The Poetry of Magical Realism


Because things just happen.
The blue-beaked parrot lands
on the hummingbird feeder
that dangles from your ear
and begins singing
like Pharrell Williams—
a voice that drops veils of gauze
around sunrise. Suddenly the mountaintop
where you stand unrolls its green velvet
and you walk down into a land
you once knew but that changed overnight.
You believe it more because you are
here in the piazza of nobility,
dragging your rusty sword
into furrows behind you.
Red and yellow blossoms pop open
and transform into fruits
grabbed up by the hungry children.

There is no real logic in the human world, only a shared pretense of it. Poetry recognizes the way our senses carry us and carries us, like magical realism in fiction, into a world where a rising fountain alters time and the passing wind speaks of possibilities hatched from pebbles underfoot. It’s this world in a more effulgent mood,  our own neighborhood put on a floodlit stage where anyone may suddenly enter: Othello, Joan of Arc, Zeus, a cat that flies. 

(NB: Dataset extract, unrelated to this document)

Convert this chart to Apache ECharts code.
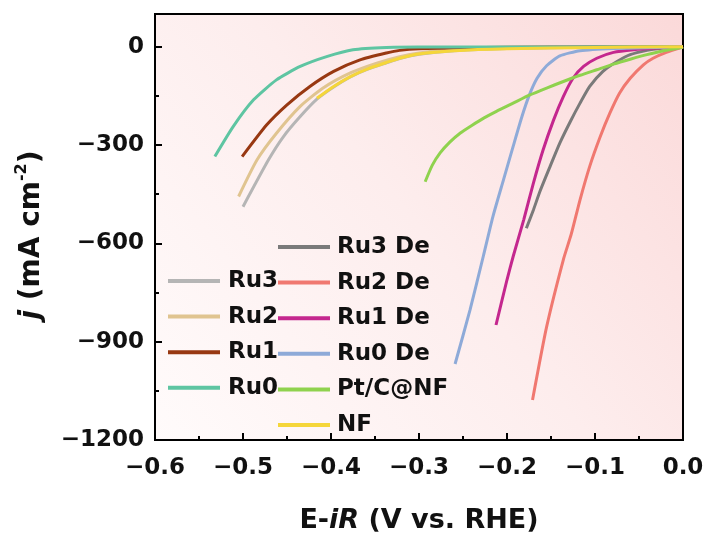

Poetry and magical realism are like life, only more so. Life here rolls along on hyper-logic rising from an ineffable yearning. Its replete with deep-hued passion that slops over linear outlines. We’ve always believed in this twilight, where the stars grow immense and begin to tell us their ancient secrets. 

I’ve always been in love with magical realism, and books containing magic. The world has always breathed to me that way. In my literary life, I first turned to poetry, where things become other things so easily. They are familiar, yet more vividly alive, and with a new strangeness. One of my early favorite poets, Dylan Thomas, luxuriated in this world, notably in his luminously magical play, Under Milkwood.
Young girls lie bedded soft
or glide in their dreams, with rings and trousseaux,
bridesmaided by glowworms down the aisles of the
organplaying wood. The boys are dreaming wicked or of the
bucking ranches of the night and the jollyrodgered sea. And
the anthracite statues of the horses sleep in the fields,
and the cows in the byres, and the dogs in the wetnosed
yards; and the cats nap in the slant corners or lope sly,
streaking and needling, on the one cloud of the roofs.